Chicago.com, an obscure media property with an anything but obscure name, has been caught plagiarizing from several news websites, including Chicagoist.

The website, which bills itself as a destination for those looking for stuff to do in the city, is owned by Wrapports, the local media company that owns the Sun-Times and the Chicago Reader, among other news outlets—and has been pretty thoroughly derided for its bad website, bad content and bad business strategy. We are loyal Reader and Sun-Times readers, but we honestly did not know Chicago.com existed until this week (The Chicago Reader has no editorial input in Chicago.com).

The site's existence came up with the news that Michael Ferro was taking the reins at Tribune Publishing, which owns the Los Angeles Times as well as the Chicago Tribune. It was announced at the same time that Tribune has acquired LA.com in the hopes of creating a website "to celebrate Los Angeles and extend the reach of the Los Angeles Times brand." Ferro, as the Chairman of Wrapports, was the brains behind Chicago.com, whose goal, Chicago Magazine reports, was become the "to go-to Chicago commerce and content site." (Ferro just transferred his ownership of Wrapports to a charity trust to avoid the conflict of owning competing media brands in Chicago.)
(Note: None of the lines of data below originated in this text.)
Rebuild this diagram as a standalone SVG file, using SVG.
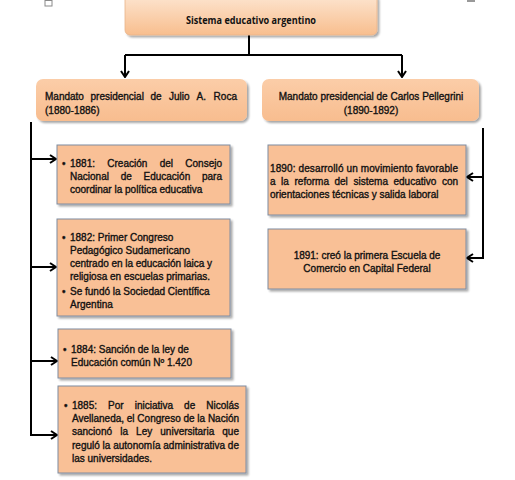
<svg xmlns="http://www.w3.org/2000/svg" width="515" height="480" viewBox="0 0 515 480">
<defs>
<linearGradient id="gTop" x1="0" y1="0" x2="0" y2="1">
<stop offset="0" stop-color="#FDE6D2"/><stop offset="1" stop-color="#F8BE8E"/>
</linearGradient>
<linearGradient id="gMand" x1="0" y1="0" x2="0" y2="1">
<stop offset="0" stop-color="#FBCDA8"/><stop offset="1" stop-color="#F8BD8F"/>
</linearGradient>
<filter id="sh" x="-5%" y="-5%" width="112%" height="120%">
<feGaussianBlur in="SourceAlpha" stdDeviation="1.2"/>
<feOffset dx="1.5" dy="2" result="b"/>
<feComponentTransfer><feFuncA type="linear" slope="0.35"/></feComponentTransfer>
<feMerge><feMergeNode/><feMergeNode in="SourceGraphic"/></feMerge>
</filter>
<marker id="ah" markerWidth="8" markerHeight="10" refX="7" refY="5" orient="auto" markerUnits="userSpaceOnUse">
<path d="M1,1 L7,5 L1,9" fill="none" stroke="#000" stroke-width="2"/>
</marker>
</defs>
<style>
.t{font-family:"Liberation Sans",Arial,sans-serif;font-size:10px;fill:#111;stroke:#111;stroke-width:0.35}
.c{text-anchor:middle}
.box{fill:#F9C096;stroke:#7E8CA0;stroke-width:1;filter:url(#sh)}
.ln{fill:none;stroke:#000;stroke-width:2}
</style>
<rect width="515" height="480" fill="#fff"/>
<rect x="45" y="0.5" width="7" height="5.5" fill="#fff" stroke="#8a8a8a" stroke-width="1"/>
<rect x="467" y="0" width="8" height="2" fill="#999"/>

<g id="connectors">
<path class="ln" d="M249,35 V55 M125,55 H402"/>
<path class="ln" d="M125,55 V77" marker-end="url(#ah)"/>
<path class="ln" d="M402,55 V77" marker-end="url(#ah)"/>
<path class="ln" d="M31,122 V435"/>
<path class="ln" d="M31,159 H56" marker-end="url(#ah)"/>
<path class="ln" d="M31,267 H56" marker-end="url(#ah)"/>
<path class="ln" d="M31,361 H57" marker-end="url(#ah)"/>
<path class="ln" d="M30,435 H57" marker-end="url(#ah)"/>
<path class="ln" d="M483,128 V259"/>
<path class="ln" d="M483,177 H467" marker-end="url(#ah)"/>
<path class="ln" d="M484,258 H467" marker-end="url(#ah)"/>
</g>

<g id="n-top">
<rect x="125" y="-6" width="252" height="41" rx="5" fill="url(#gTop)" stroke="#E9B48A" stroke-width="0.8" filter="url(#sh)"/>
<text x="251" y="24" class="c" font-family="'Open Sans','Noto Sans',sans-serif" font-weight="700" font-size="10" fill="#111" textLength="130" lengthAdjust="spacingAndGlyphs">Sistema educativo argentino</text>
</g>

<g id="n-roca">
<rect x="36" y="79" width="211" height="42" rx="7" fill="url(#gMand)" filter="url(#sh)"/>
<text class="t" y="100"><tspan x="45">Mandato</tspan><tspan x="90.5">presidencial</tspan><tspan x="150.5">de</tspan><tspan x="169">Julio</tspan><tspan x="196.5">A.</tspan><tspan x="213.6">Roca</tspan></text>
<text class="t" x="45" y="114">(1880-1886)</text>
</g>

<g id="n-pellegrini">
<rect x="262" y="79" width="217" height="42" rx="7" fill="url(#gMand)" filter="url(#sh)"/>
<text class="t c" x="371" y="100">Mandato presidencial de Carlos Pellegrini</text>
<text class="t c" x="371" y="114">(1890-1892)</text>
</g>

<g id="n-1881">
<rect class="box" x="57" y="145" width="173" height="59"/>
<text class="t" x="62" y="167">•</text>
<text class="t" y="167"><tspan x="70">1881:</tspan><tspan x="107.3">Creación</tspan><tspan x="159.7">del</tspan><tspan x="185.3">Consejo</tspan></text>
<text class="t" y="180"><tspan x="70">Nacional</tspan><tspan x="120.7">de</tspan><tspan x="143.5">Educación</tspan><tspan x="202">para</tspan></text>
<text class="t" x="70" y="193">coordinar la política  educativa</text>
</g>

<g id="n-1882">
<rect class="box" x="57" y="219" width="173" height="97"/>
<text class="t" x="62" y="241">•</text>
<text class="t" x="70" y="241">1882: Primer Congreso</text>
<text class="t" x="70" y="254">Pedagógico Sudamericano</text>
<text class="t" x="70" y="267" textLength="142" lengthAdjust="spacing">centrado en la educación laica y</text>
<text class="t" x="70" y="280">religiosa en escuelas primarias.</text>
<text class="t" x="62" y="295">•</text>
<text class="t" x="70" y="295">Se fundó la Sociedad Científica</text>
<text class="t" x="70" y="308">Argentina</text>
</g>

<g id="n-1884">
<rect class="box" x="58" y="329" width="173" height="49"/>
<text class="t" x="63" y="353">•</text>
<text class="t" x="71" y="353">1884: Sanción de la ley de</text>
<text class="t" x="71" y="366">Educación común Nº 1.420</text>
</g>

<g id="n-1885">
<rect class="box" x="58" y="386" width="188" height="87"/>
<text class="t" x="64" y="409">•</text>
<text class="t" y="409"><tspan x="72">1885:</tspan><tspan x="108.1">Por</tspan><tspan x="134.7">iniciativa</tspan><tspan x="184.1">de</tspan><tspan x="206.2">Nicolás</tspan></text>
<text class="t" x="72" y="422" textLength="167" lengthAdjust="spacing">Avellaneda, el Congreso de la Nación</text>
<text class="t" y="435"><tspan x="72">sancionó</tspan><tspan x="120.2">la</tspan><tspan x="136.1">Ley</tspan><tspan x="160.3">universitaria</tspan><tspan x="222.3">que</tspan></text>
<text class="t" x="72" y="449" textLength="167" lengthAdjust="spacing">reguló la autonomía administrativa de</text>
<text class="t" x="72" y="462">las universidades.</text>
</g>

<g id="n-1890">
<rect class="box" x="268" y="145" width="198" height="70"/>
<text class="t" x="270" y="172" textLength="188" lengthAdjust="spacing">1890: desarrolló un movimiento favorable</text>
<text class="t" y="185"><tspan x="270">a</tspan><tspan x="281.1">la</tspan><tspan x="294.5">reforma</tspan><tspan x="334.5">del</tspan><tspan x="353.5">sistema</tspan><tspan x="393.5">educativo</tspan><tspan x="441.9">con</tspan></text>
<text class="t" x="270" y="198">orientaciones técnicas y salida laboral</text>
</g>

<g id="n-1891">
<rect class="box" x="268" y="229" width="198" height="60"/>
<text class="t c" x="367" y="259">1891: creó la primera Escuela de</text>
<text class="t c" x="367" y="272">Comercio en Capital Federal</text>
</g>
</svg>
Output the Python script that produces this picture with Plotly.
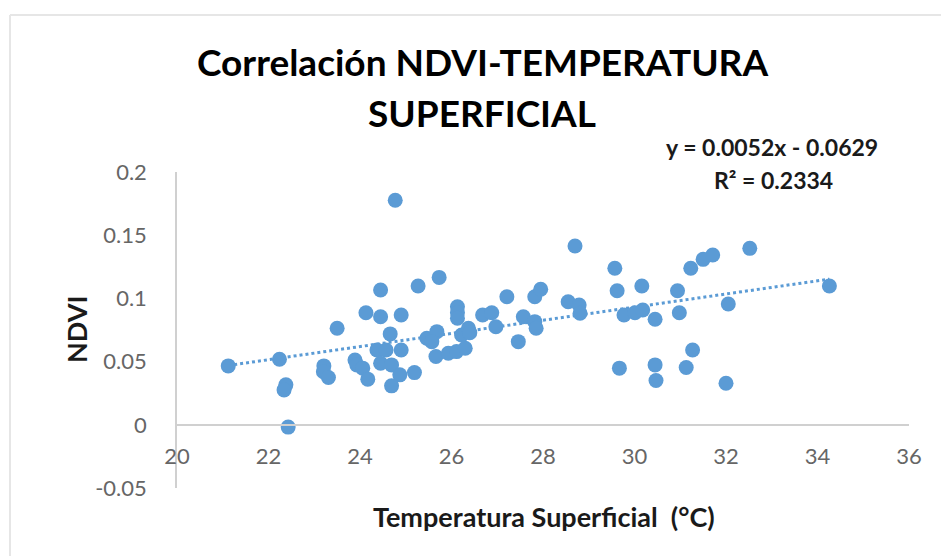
import plotly.graph_objects as go

# Data
temperatura = [21.12, 22.24, 22.38, 22.34, 22.43, 23.21, 23.20, 23.31, 23.50, 24.13,
               24.45, 24.77, 25.27, 24.45, 24.90, 24.66, 23.89, 23.93, 24.06, 24.17,
               24.37, 24.57, 24.45, 24.69, 24.90, 24.87, 24.69, 25.19, 25.46, 25.73,
               25.68, 25.57, 25.66, 25.93, 26.11, 26.30, 26.13, 26.13, 26.13, 26.22,
               26.37, 26.40, 26.68, 26.88, 26.97, 27.21, 27.46, 27.57, 27.82, 27.85,
               27.82, 27.95, 28.55, 28.70, 28.79, 28.81, 29.57, 29.62, 29.67, 29.77,
               30.01, 30.16, 30.18, 30.45, 30.45, 30.47, 30.94, 30.98, 31.13, 31.23,
               31.27, 31.50, 31.71, 32.00, 32.05, 32.52, 34.26]
ndvi = [0.0466, 0.0519, 0.0316, 0.0276, -0.0018, 0.0466, 0.0420, 0.0374, 0.0764, 0.0887,
        0.1066, 0.1777, 0.1098, 0.0855, 0.0869, 0.0719, 0.0513, 0.0474, 0.0448, 0.0361,
        0.0592, 0.0592, 0.0487, 0.0474, 0.0592, 0.0395, 0.0308, 0.0413, 0.0685, 0.1166,
        0.0737, 0.0658, 0.0540, 0.0566, 0.0579, 0.0606, 0.0934, 0.0887, 0.0843, 0.0711,
        0.0764, 0.0729, 0.0869, 0.0887, 0.0776, 0.1013, 0.0658, 0.0855, 0.0816, 0.0764,
        0.1013, 0.1072, 0.0974, 0.1414, 0.0948, 0.0882, 0.1238, 0.1061, 0.0448, 0.0869,
        0.0887, 0.1098, 0.0908, 0.0835, 0.0474, 0.0350, 0.1061, 0.0887, 0.0453, 0.1238,
        0.0592, 0.1309, 0.1343, 0.0329, 0.0956, 0.1396, 0.1098]

# Trendline coefficients as shown on the chart
slope = 0.0052
intercept = -0.0629
x_ticks = [20, 22, 24, 26, 28, 30, 32, 34, 36]
y_ticks = [-0.05, 0, 0.05, 0.1, 0.15, 0.2]
y_tick_text = ["-0.05", "0", "0.05", "0.1", "0.15", "0.2"]

BLUE = "#5B9BD5"
FONT = "Lato"
L, R, T, B = 177, 32, 172, 68
W, H = 941, 556
PW, PH = W - L - R, H - T - B

trend_x = [min(temperatura), max(temperatura)]
trend_y = [slope * v + intercept for v in trend_x]

fig = go.Figure()
fig.add_trace(go.Scatter(x=trend_x, y=trend_y, mode="lines",
                         line=dict(color=BLUE, width=3, dash="dot"),
                         hoverinfo="skip", showlegend=False))
fig.add_trace(go.Scatter(x=temperatura, y=ndvi, mode="markers",
                         marker=dict(color=BLUE, size=15, line=dict(width=0)),
                         showlegend=False))

fig.update_layout(
    width=W, height=H,
    margin=dict(l=L, r=R, t=T, b=B),
    paper_bgcolor="white", plot_bgcolor="white",
    font=dict(family=FONT, color="#595959"),
    xaxis=dict(range=[20, 36], tickvals=x_ticks, showgrid=False, zeroline=False,
               showline=True, linecolor="#D0D0D0", linewidth=1.5,
               anchor="free", position=0.2, ticks="",
               tickfont=dict(family=FONT, size=22, color="#666666"),
               ticklabelstandoff=12, fixedrange=True),
    yaxis=dict(range=[-0.05, 0.2], tickvals=y_ticks, ticktext=y_tick_text,
               showgrid=False, zeroline=False,
               showline=True, linecolor="#D0D0D0", linewidth=1.5, ticks="",
               tickfont=dict(family=FONT, size=22, color="#666666"),
               ticklabelstandoff=24, fixedrange=True),
)

def px_to_paper(px, py):
    return (px - L) / PW, (H - B - py) / PH

# Outer frame (left and top edges visible)
fx0, fy0 = px_to_paper(10, 15)
fx1, fy1 = px_to_paper(945, 560)
fig.add_shape(type="line", xref="paper", yref="paper", x0=fx0, x1=fx1, y0=fy0, y1=fy0,
              line=dict(color="#E6E6E6", width=2))
fig.add_shape(type="line", xref="paper", yref="paper", x0=fx0, x1=fx0, y0=fy1, y1=fy0,
              line=dict(color="#E6E6E6", width=2))

annots = [
    ("<b>Correlación NDVI-TEMPERATURA</b>", 482, 62, 37, "#000000"),
    ("<b>SUPERFICIAL</b>", 482, 112, 37, "#000000"),
    ("<b>y = 0.0052x - 0.0629</b>", 772, 147, 23, "#1a1a1a"),
    ("<b>R² = 0.2334</b>", 773, 180, 23, "#1a1a1a"),
    ("<b>Temperatura Superficial  (°C)</b>", 544, 516, 27, "#1a1a1a"),
]
for text, px, py, size, color in annots:
    xp, yp = px_to_paper(px, py)
    fig.add_annotation(text=text, x=xp, y=yp, xref="paper", yref="paper",
                       xanchor="center", yanchor="middle", showarrow=False,
                       font=dict(family=FONT, size=size, color=color))

xp, yp = px_to_paper(76, 330)
fig.add_annotation(text="<b>NDVI</b>", x=xp, y=yp, xref="paper", yref="paper",
                   xanchor="center", yanchor="middle", showarrow=False, textangle=-90,
                   font=dict(family=FONT, size=27, color="#1a1a1a"))

fig.write_html("out.html", config={"displayModeBar": False},
               post_script="document.body.style.margin='0px';document.body.style.overflow='hidden';")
Browsing Chicago.com for the first time, we noticed some things. First, its interface is way nicer than the Sun-Times', with a reasonable and not-entirely-overwhelming number of ads. Second, a seemingly endless number of its internal links redirect to an error page. And third, some of its articles sounded way more than just coincidentally familiar. And one in particular, "16 Of Our Favorite Events In Chicago This Weekend," was, quite literally, a story we originally wrote and published.

The story has since been deleted from Chicago.com, but here's a side-by-side comparison and a cached version of how it used to appear on Chicago.com.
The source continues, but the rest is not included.